Robustness to Challenging Dynamic Interactions
TelePhysics seamlessly handles complicated dynamic multi-object events such as sequential collisions, stacked assemblies, and simulated fluids. The pipeline maintains strict adherence to input image constraints, dynamic interactions, and precise spatial correspondence, even under occlusion or ambiguous viewpoints.
Figure 9: TelePhysics maintains robust, physically plausible scene dynamics in complex, multi-agent interaction scenarios.
Implications, Limitations, and Future Outlook
TelePhysics establishes a generic framework for controlled 3D scene synthesis from minimal visual input, with potential to support physically accurate animation, robotics, digital twin systems, and embodied AI. Its capability to decouple physical simulation from rendering enables photorealism without sacrificing explicit control or real-time response.
Notable limitations include reliance on the accuracy of monocular segmentation, susceptibility to errors in heavily occluded or articulated contexts, challenges with transparent surfaces, and the need to heuristically initialize unobservable material parameters from single images.
Future efforts should address joint inference of geometry, material, and contacts from multimodal signals, explicit uncertainty propagation for occluded entities, and efficient end-to-end optimization for real-time photorealistic synthesis at higher spatial resolutions.
Conclusion
TelePhysics represents a cohesive, training-free paradigm for multi-object, physically grounded video generation from single images.
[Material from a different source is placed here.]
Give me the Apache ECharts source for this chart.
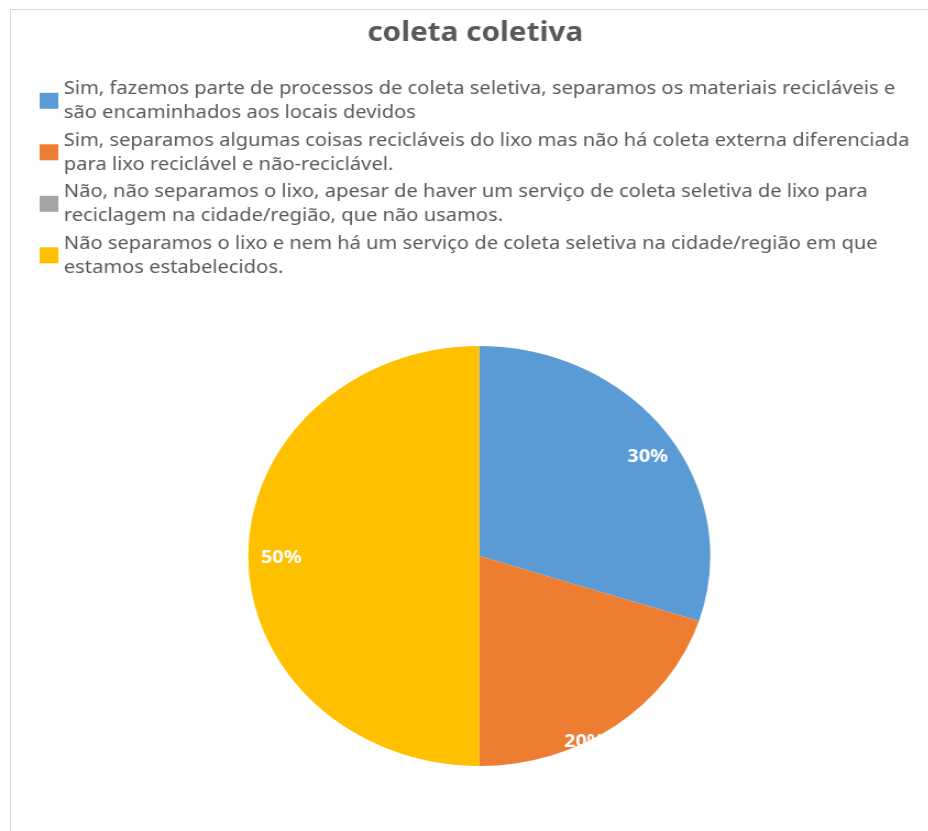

Through anchor-guided alignment, VLM-driven inference, explicit physics, and diffusion-based photorealistic rendering, it achieves superior semantic, physical, and perceptual fidelity versus prior methods while supporting real-time interactive control. This pipeline provides a foundation for future AI systems requiring integrated physical reasoning and photorealistic scene synthesis from limited input.